(Records from a collection)
--- BEGIN ---

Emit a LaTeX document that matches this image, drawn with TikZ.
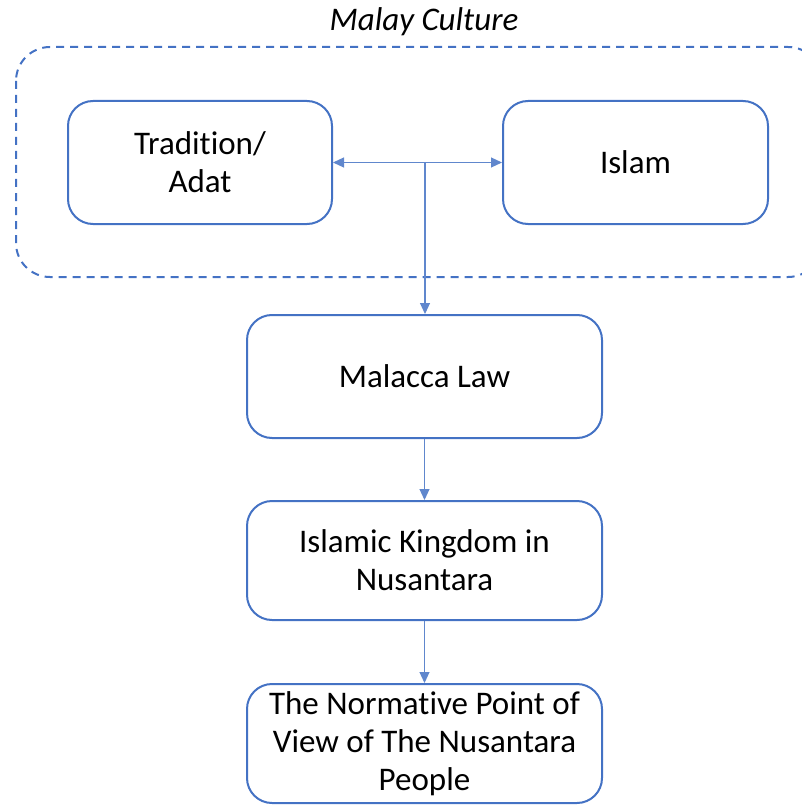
\documentclass[tikz,border=0pt]{standalone}
\usepackage{fontspec}
\setmainfont{Carlito}[Ligatures={NoCommon}]
\usetikzlibrary{arrows.meta}
\definecolor{obl}{HTML}{4472C4}
\begin{document}
\begin{tikzpicture}[x=1pt,y=-1pt,
  box/.style={draw=obl,line width=2pt,rounded corners=25pt,fill=white,align=center,inner sep=0pt,
    font=\fontsize{33}{38}\selectfont},
  conn/.style={draw=obl!85,line width=1.1pt,-{Triangle[length=11pt,width=10pt]}},
  conn2/.style={draw=obl!85,line width=1.1pt,{Triangle[length=11pt,width=10pt]}-{Triangle[length=11pt,width=10pt]}}]
\useasboundingbox (0,0) rectangle (802,805);
\begin{scope}
\clip (0,0) rectangle (802,805);
\draw[obl,line width=2pt,dash pattern=on 8pt off 6pt,rounded corners=34pt] (16,47) rectangle (822,277);
\end{scope}
\node[font=\itshape\fontsize{33}{38}\selectfont,anchor=center] (title) at (424,22) {Malay Culture};
\node[box,minimum width=264pt,minimum height=123pt] (trad) at (200,162.5) {Tradition/\\Adat};
\node[box,minimum width=265pt,minimum height=123pt] (islam) at (635.5,162.5) {Islam};
\node[box,minimum width=355pt,minimum height=123pt] (mal) at (424.5,376.5) {Malacca Law};
\node[box,minimum width=355pt,minimum height=119pt] (king) at (424.5,560.5) {Islamic Kingdom in\\Nusantara};
\node[box,minimum width=355pt,minimum height=119pt] (norm) at (424.5,743.5) {The Normative Point of\\View of The Nusantara\\People};
\coordinate (mid) at (425,163);
\draw[conn2] (trad.east) -- (islam.west);
\draw[conn] (mid) -- (mid|-mal.north);
\draw[conn] (king.north|-mal.south) -- (king.north);
\draw[conn] (norm.north|-king.south) -- (norm.north);
\end{tikzpicture}
\end{document}
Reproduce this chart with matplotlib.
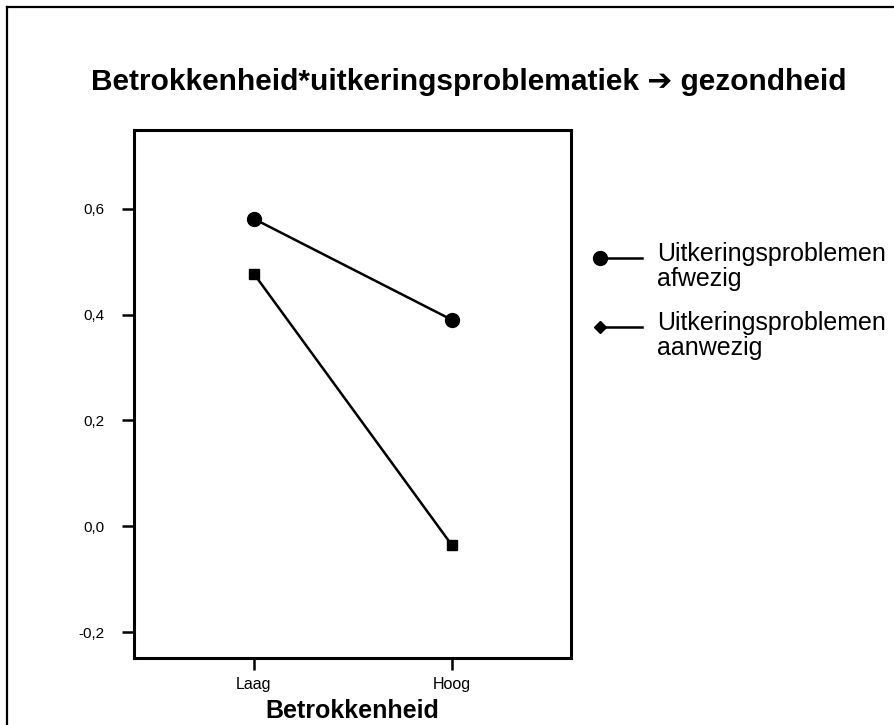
import matplotlib
matplotlib.use('Agg')
import matplotlib.pyplot as plt
from matplotlib.lines import Line2D

plt.rcParams['font.family'] = ['Liberation Sans', 'DejaVu Sans']

# Data.
categories = ['Laag', 'Hoog']
afwezig = [0.581, 0.390]
aanwezig = [0.477, -0.036]
series_labels = ['Uitkeringsproblemen\nafwezig', 'Uitkeringsproblemen\naanwezig']
yticks = [-0.2, 0.0, 0.2, 0.4, 0.6]
ytick_labels = ['-0,2', '0,0', '0,2', '0,4', '0,6']

W, H = 895, 725
fig = plt.figure(figsize=(W / 100, H / 100), dpi=100)


def px(xp, yp):
    # pixel position (from top-left) -> figure fraction
    return xp / W, 1 - yp / H


# Outer frame: only the top and left edge are inside the picture.
fig.add_artist(Line2D([7 / W, 7 / W], [0, 1 - 7 / H], transform=fig.transFigure,
                      color='black', linewidth=1.6))
fig.add_artist(Line2D([7 / W, 1], [1 - 7 / H, 1 - 7 / H], transform=fig.transFigure,
                      color='black', linewidth=1.6))

ax = fig.add_axes([134 / W, 1 - 658 / H, 437 / W, 528 / H])
x = list(range(len(categories)))
ax.plot(x, afwezig, color='black', linewidth=1.8, marker='o', markersize=10)
ax.plot(x, aanwezig, color='black', linewidth=1.8, marker='s', markersize=6.5)

ax.set_xlim(-0.606, 1.601)
ax.set_ylim(-0.249, 0.749)
ax.set_xticks(x)
ax.set_xticklabels(categories, fontsize=11.5)
ax.set_yticks(yticks)
ax.set_yticklabels(ytick_labels, fontsize=11)
ax.tick_params(direction='out', length=8.5, width=1.8)
ax.tick_params(axis='y', pad=13)
ax.tick_params(axis='x', pad=5)
for s in ax.spines.values():
    s.set_linewidth(2.2)
ax.set_xlabel('Betrokkenheid', fontsize=18, fontweight='bold')
ax.xaxis.set_label_coords(0.5, -(699 - 658) / 528)

fig.text(*px(469, 82),
         'Betrokkenheid*uitkeringsproblematiek \u2794 gezondheid',
         ha='center', va='center', fontsize=21.5, fontweight='bold')

# Legend: marker at the left end of a short line, then two-line label.
legend_rows = [258, 327]
legend_markers = [('o', 10), ('D', 6)]
for row, (mk, ms), label in zip(legend_rows, legend_markers, series_labels):
    x0, y0 = px(600, row)
    x1, _ = px(642, row)
    fig.add_artist(Line2D([x0, x1], [y0, y0], transform=fig.transFigure,
                          color='black', linewidth=1.8))
    fig.add_artist(Line2D([x0], [y0], transform=fig.transFigure, color='black',
                          marker=mk, markersize=ms, linestyle='none'))
    for i, part in enumerate(label.split('\n')):
        fig.text(*px(657, row + 3 + 25 * i), part, ha='left', va='baseline',
                 fontsize=18)

fig.savefig('out.png', dpi=100)
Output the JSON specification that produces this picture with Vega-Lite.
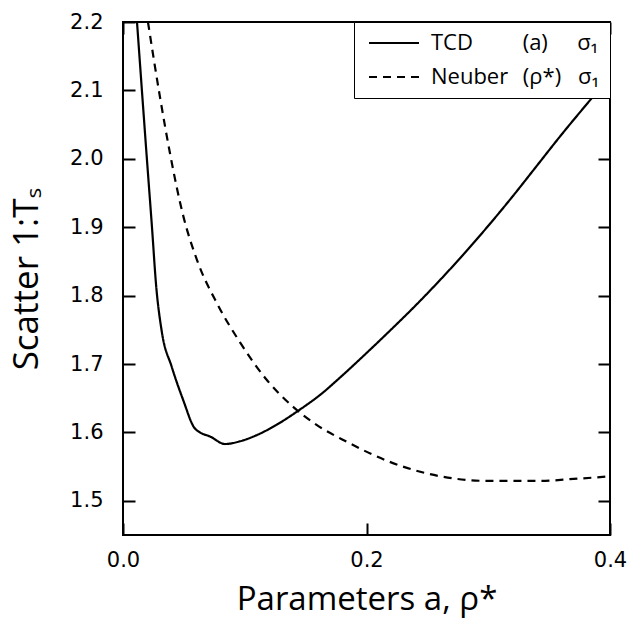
{
  "$schema": "https://vega.github.io/schema/vega-lite/v6.json",
  "width": 487,
  "height": 513,
  "autosize": {"type": "none"},
  "padding": {"left": 123, "top": 22, "right": 20, "bottom": 96},
  "background": "white",
  "config": {
    "view": {"stroke": "black", "strokeWidth": 2},
    "axis": {
      "domain": false,
      "ticks": false,
      "grid": true,
      "gridColor": "black",
      "gridOpacity": 1,
      "gridWidth": 2,
      "labelFlush": false,
      "labelOverlap": false,
      "labelFont": "DejaVu Sans",
      "labelFontSize": 21,
      "labelColor": "black",
      "titleFont": "Open Sans",
      "titleFontSize": 33,
      "titleFontWeight": "normal",
      "titleColor": "black"
    }
  },
  "data": {
    "values": [
      {"series": "TCD", "a": 0.0115, "v": 2.2},
      {"series": "TCD", "a": 0.0197, "v": 1.998},
      {"series": "TCD", "a": 0.0238, "v": 1.9},
      {"series": "TCD", "a": 0.0272, "v": 1.815},
      {"series": "TCD", "a": 0.0318, "v": 1.748},
      {"series": "TCD", "a": 0.04, "v": 1.696},
      {"series": "TCD", "a": 0.0495, "v": 1.647},
      {"series": "TCD", "a": 0.0585, "v": 1.607},
      {"series": "TCD", "a": 0.0632, "v": 1.6},
      {"series": "TCD", "a": 0.0715, "v": 1.594},
      {"series": "TCD", "a": 0.0838, "v": 1.583},
      {"series": "TCD", "a": 0.0961, "v": 1.587},
      {"series": "TCD", "a": 0.1098, "v": 1.596},
      {"series": "TCD", "a": 0.126, "v": 1.611},
      {"series": "TCD", "a": 0.145, "v": 1.633},
      {"series": "TCD", "a": 0.162, "v": 1.655},
      {"series": "TCD", "a": 0.18, "v": 1.683},
      {"series": "TCD", "a": 0.2, "v": 1.716},
      {"series": "TCD", "a": 0.22, "v": 1.75},
      {"series": "TCD", "a": 0.24, "v": 1.785},
      {"series": "TCD", "a": 0.26, "v": 1.822},
      {"series": "TCD", "a": 0.28, "v": 1.861},
      {"series": "TCD", "a": 0.3, "v": 1.902},
      {"series": "TCD", "a": 0.32, "v": 1.945},
      {"series": "TCD", "a": 0.34, "v": 1.99},
      {"series": "TCD", "a": 0.36, "v": 2.035},
      {"series": "TCD", "a": 0.38, "v": 2.078},
      {"series": "TCD", "a": 0.4, "v": 2.12},
      {"series": "Neuber", "a": 0.0205, "v": 2.2},
      {"series": "Neuber", "a": 0.0304, "v": 2.09},
      {"series": "Neuber", "a": 0.0386, "v": 2.008},
      {"series": "Neuber", "a": 0.049, "v": 1.92},
      {"series": "Neuber", "a": 0.0608, "v": 1.852},
      {"series": "Neuber", "a": 0.078, "v": 1.786},
      {"series": "Neuber", "a": 0.096, "v": 1.732},
      {"series": "Neuber", "a": 0.118, "v": 1.677},
      {"series": "Neuber", "a": 0.14, "v": 1.637},
      {"series": "Neuber", "a": 0.159, "v": 1.611},
      {"series": "Neuber", "a": 0.183, "v": 1.587},
      {"series": "Neuber", "a": 0.219, "v": 1.557},
      {"series": "Neuber", "a": 0.26, "v": 1.536},
      {"series": "Neuber", "a": 0.301, "v": 1.529},
      {"series": "Neuber", "a": 0.342, "v": 1.529},
      {"series": "Neuber", "a": 0.37, "v": 1.532},
      {"series": "Neuber", "a": 0.394, "v": 1.535},
      {"series": "Neuber", "a": 0.4, "v": 1.536}
    ]
  },
  "layer": [
    {
      "mark": {"type": "line", "clip": true, "color": "black", "strokeWidth": 2.2, "interpolate": "monotone"},
      "encoding": {
        "x": {
          "field": "a", "type": "quantitative",
          "scale": {"domain": [0, 0.4], "nice": false, "zero": false, "padding": 0},
          "axis": {"values": [0, 0.2, 0.4], "format": ".1f", "gridDash": [12, 489, 12, 300], "labelPadding": 14, "title": "Parameters a, ρ*", "titlePadding": 13}
        },
        "y": {
          "field": "v", "type": "quantitative",
          "scale": {"domain": [1.45, 2.2], "nice": false, "zero": false, "padding": 0},
          "axis": {"values": [1.5, 1.6, 1.7, 1.8, 1.9, 2.0, 2.1, 2.2], "format": ".1f", "gridDash": [12, 463, 12, 300], "labelPadding": 20, "title": "Scatter 1:Tₛ", "titleFontSize": 35, "titlePadding": 25}
        },
        "strokeDash": {
          "field": "series", "type": "nominal",
          "scale": {"domain": ["TCD", "Neuber"], "range": [[1, 0], [8, 6]]},
          "legend": {
            "title": null,
            "orient": "top-right",
            "offset": 0,
            "fillColor": "white",
            "strokeColor": "black",
            "padding": 10,
            "symbolType": "M-0.6,0H4.4",
            "symbolSize": 400,
            "symbolStrokeWidth": 2,
            "symbolStrokeColor": "black",
            "symbolFillColor": "transparent",
            "labelFont": "Open Sans",
            "labelFontSize": 22,
            "labelColor": "black",
            "labelOffset": 45,
            "rowPadding": 12,
            "labelLimit": 400,
            "labelExpr": "datum.label == 'TCD' ? 'TCD\u2003\u2003 (a)\u2003\u2009\u2009σ₁' : 'Neuber\u2002\u2009(ρ*)\u2002\u2009\u200aσ₁'"
          }
        }
      }
    },
    {
      "mark": {"type": "line", "opacity": 0},
      "encoding": {
        "x": {"field": "a", "type": "quantitative", "scale": {"domain": [0, 0.4], "nice": false, "zero": false, "padding": 0}, "axis": {"values": [0.1, 0.3], "gridDash": [7, 499, 7, 300], "labels": false, "title": null}},
        "y": {"field": "v", "type": "quantitative", "scale": {"domain": [1.45, 2.2], "nice": false, "zero": false, "padding": 0}, "axis": {"values": [1.55, 1.65, 1.75, 1.85, 1.95, 2.05, 2.15], "gridDash": [7, 473, 7, 300], "labels": false, "title": null}}
      }
    }
  ],
  "resolve": {"axis": {"x": "independent", "y": "independent"}}
}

--- END ---

Exercise instructions: Begin with the line where "Reproduce this chart with matplotlib." appears and end with the line where "return xp / W, 1 - yp / H" appears. Copy only that stretch, exactly, with no pictures.

Finished task:
Reproduce this chart with matplotlib.
import matplotlib
matplotlib.use('Agg')
import matplotlib.pyplot as plt
from matplotlib.lines import Line2D

plt.rcParams['font.family'] = ['Liberation Sans', 'DejaVu Sans']

# Data.
categories = ['Laag', 'Hoog']
afwezig = [0.581, 0.390]
aanwezig = [0.477, -0.036]
series_labels = ['Uitkeringsproblemen\nafwezig', 'Uitkeringsproblemen\naanwezig']
yticks = [-0.2, 0.0, 0.2, 0.4, 0.6]
ytick_labels = ['-0,2', '0,0', '0,2', '0,4', '0,6']

W, H = 895, 725
fig = plt.figure(figsize=(W / 100, H / 100), dpi=100)


def px(xp, yp):
    # pixel position (from top-left) -> figure fraction
    return xp / W, 1 - yp / H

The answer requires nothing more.